In every one of the many performances of that show, a group of local children learnt the speeches, copied his gestures, and from there was born what became La Colmenita [The Little Beehive] — that ambitious project which took Carlos Alberto Cremata, El Tin, beyond even his best achievements.

Sitting at the keyboard of his piano, or standing on the stage, Rigoberto still holds the attention of that brotherhood of admirers — for whom he stops speaking to allow them to chant the ends of his lines. He doesn’t need the words themselves. He relies on his face. His eyes and his mouth — which spell out everything, but in silence — say it all.

But he also relies on the infinite vocabulary of his body, flexible and elastic, which allows him to demonstrate, say, the difference between how the driver of a big old almendrón-style taxi moves his body, and the contortions of a different driver squeezing behind the wheel of a very small polaquito car. This had to be seen! As Rigoberto stretches out his hand trying to retrieve what remained of his left leg outside of the car.

At one table reserved for guests sat those officials from the ’Centre for the Promotion of Humour’ who had stayed in Cuba, and whom Rigoberto tore to bits without mercy with his best jokes.
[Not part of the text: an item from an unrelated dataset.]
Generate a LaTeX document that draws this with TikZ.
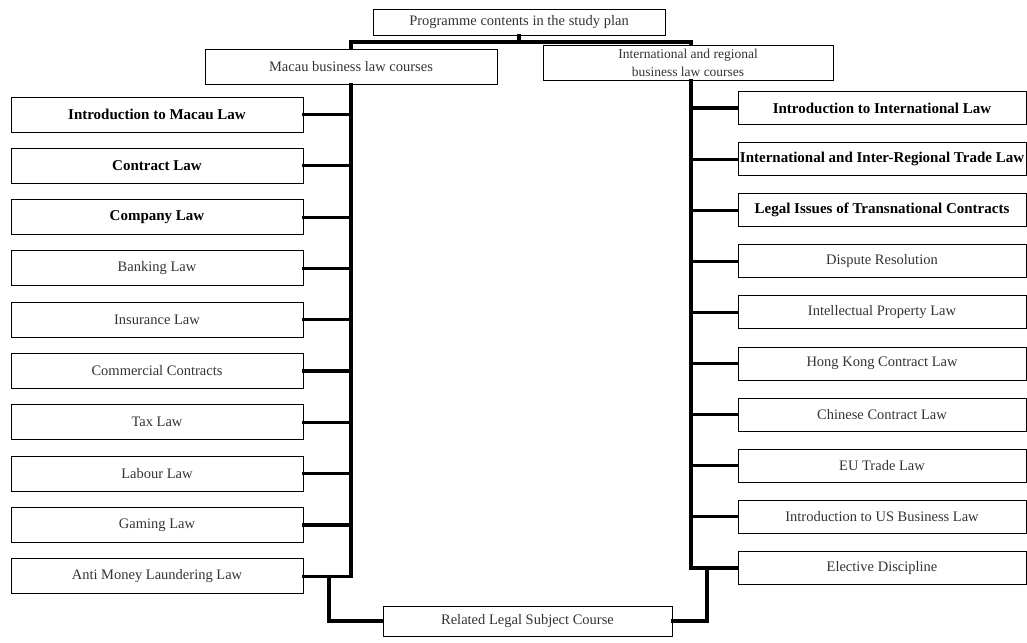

But there wasn’t any resentment, only revenge, for which the officials of the organisation (who, despite being officials hadn’t given up being comedians) presented him with the gift of a painting, titled ’the mono liso’ [the smooth monkey] in which the friendly bald comic is depicted in front of the Mona Lisa’s background.

It’s fortunate for Cuban humour that Rigoberto Ferrera remains on the Island, and even more fortunate that this Pepe Grillo continues to stroke any keyboards that there are left to stroke, although there’s no lack of cruel puppet masters in the style of the bearded Stromboli who continue uttering that threat from 30 years ago: “Here, you do what I say and say what I think, and any puppet that gets angry with me I’ll throw them on the candle flame”.